According to economists at Scotiabank, the Canadian Dollar (CAD) demonstrates one of the most robust seasonal patterns among major currencies during this period.
USD typically strengthens in Q1 but loses ground through Q2 and Q3 before recovering
Historical patterns spanning over three decades indicate a typical strengthening of the USD in the first quarter, followed by a decline in the second and third quarters, before experiencing a brief and somewhat erratic recovery in the fourth quarter. This trend closely aligns with the average fluctuations in US (10Y) bond yields throughout the year.
April stands out as the best month of the calendar year for the CAD against the USD, with its strength typically extending into May and June. Since the 1990s, the CAD has demonstrated an average return of just over 1% in April, strengthening 68% of the time.

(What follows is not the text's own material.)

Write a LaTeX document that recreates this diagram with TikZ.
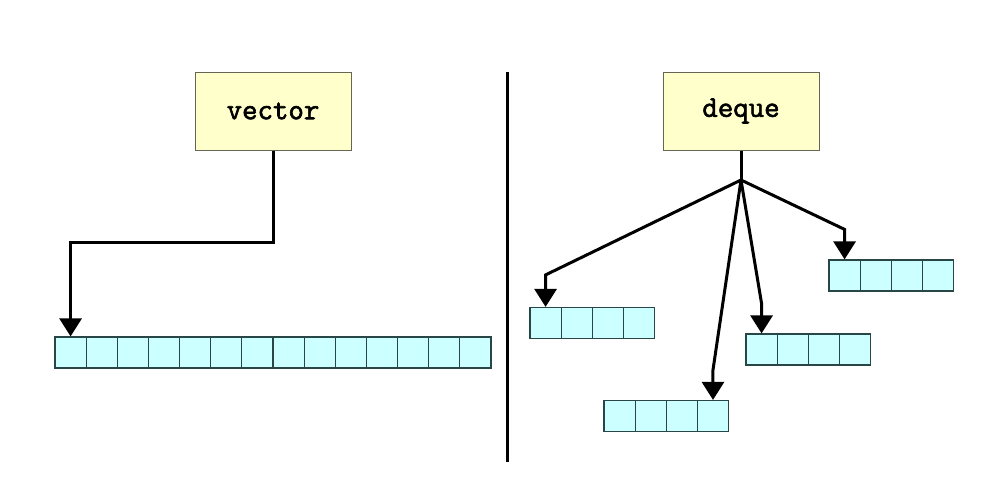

Supportive trends for the CAD are observed across various asset classes. April is historically one of the strongest months for the S&P 500, boasting an average return of nearly 2%. Additionally, April marks the onset of a three-month surge in crude oil prices, with cumulative monthly gains from April to June exceeding 10%.
The anticipated gains in stocks and commodities are expected to provide support for the CAD in the coming weeks, potentially mitigating losses against the generally robust USD. However, a significant improvement in the CAD’s sentiment would likely necessitate a catalyst that negatively impacts the USD, which may be challenging to envision at present.